I’m really starting to get used to being called ‘Elin’. I can just hear Tiger’s voice now.
Because of my lollygagging and train infrequency, I was supremely late for my appointed time to arrive in Hino. After a brisk hike up the hill that left me really sweaty and wet from the rain, I arrived at Jissen.
I headed up to the prof’s office, and I was delighted to find a personalized message, just for me, here in Japan. These moments, when someone is expecting you, somehow makes one feel not-so-alone in a foreign place. But I digress.
I met up with the prof for a speed-eaten lunch at the curry shop on campus and then for a lunchtime English conversational group. The girls were all really impressed with my Japan experiences so far and had some questions about Canada. After that, I took a tour of the campus on behalf of my sister who will be attending next year…after the tour I used their washrooms and found this:
WTF is this about. Does the sign say to watch out for the sneaky cat who comes and uses up all the toilet paper? Very strange.
Then I was off on my way back to the train station. I’ll burn up my remaining hours over in Tachikawa, one stop over. Thankfully the walk back to the station is now downhill.
When I came to Japan for the first time, wayyyy back in 2007, I stayed in Tachikawa. Therefore, it will always hold a special place in my heart as the first place I laid my head in this fabulous country.

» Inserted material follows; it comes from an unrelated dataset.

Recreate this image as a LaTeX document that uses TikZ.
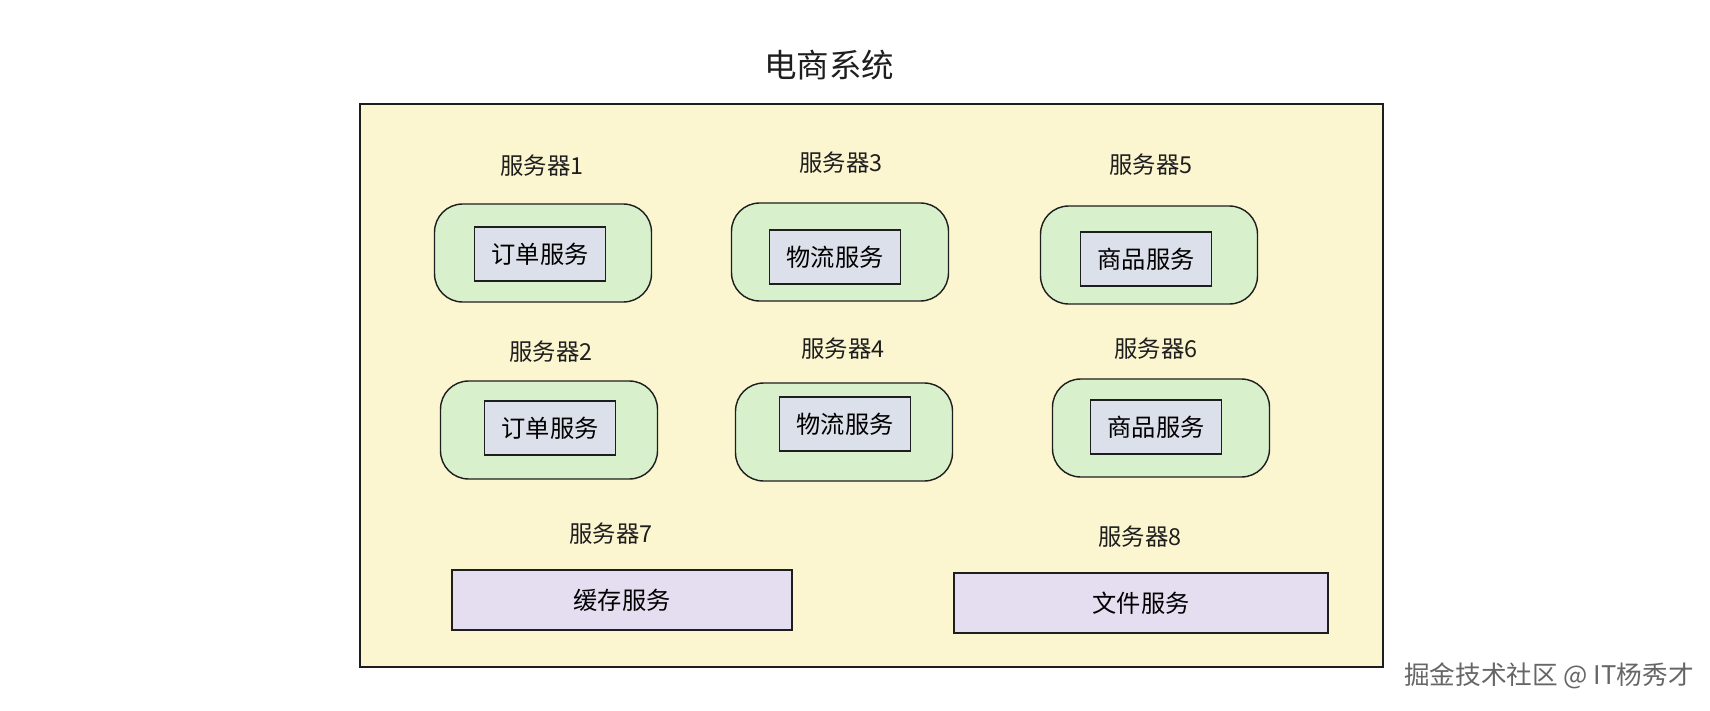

I put my iPod on and wandered through the antiquated department stores here. There’s nothing better than laughing out loud to The Lonely Island while shopping in the basement of a department store in Japan. Okay, maybe there are better things, but that’s not the point. Stay with me. I saw a small shack serving crepes on the corner and so I decided that now was crepe time.
That is the saddest-looking crepe ever!
There was this lady sitting in the window reading a book and had all the crepes ready-made, waiting to be filled. BAH! Don’t mess with me! I don’t know what “Sapid” means, but I bet it translates to “sad crepes”. I should have known.
I did more wandering.
Tachikawa is pretty much a country town, in relation to downtown Tokyo. Lower-volume of traffic, only one Louis Vuitton store, etc.
I headed back to Hino to meet Mayuko and then we went back to Tachikawa for dinner. Time for Oyakodon (chicken rice bowl with a raw egg on top!)
We had come to Tachikawa to buy our Disney tickets for Saturday. This didn’t stop us from look at other stuff though, and I found one product that was particularly blasphemous.
Terrible!
After a stop at the grocery and drug stores, we finally made our way back home for a night of snacking and watching Arashi in 3-D!
Our makeshift 3-D glasses. We could not stop laughing.
Er…these are all my empty wrappers. Why do they have to individually-wrap everything here? It makes me look like I eat my feelings.
We watched the same 20 seconds of Arashi in 3-D for 10 minutes. We couldn’t stop squealing at all the strange things popping out at us. Cheap thrills!
Tomorrow Mayuko has school so I’m going to haul my cookies on over to Kichijoji and try to make at least one person flustered. I’ll likely succeed.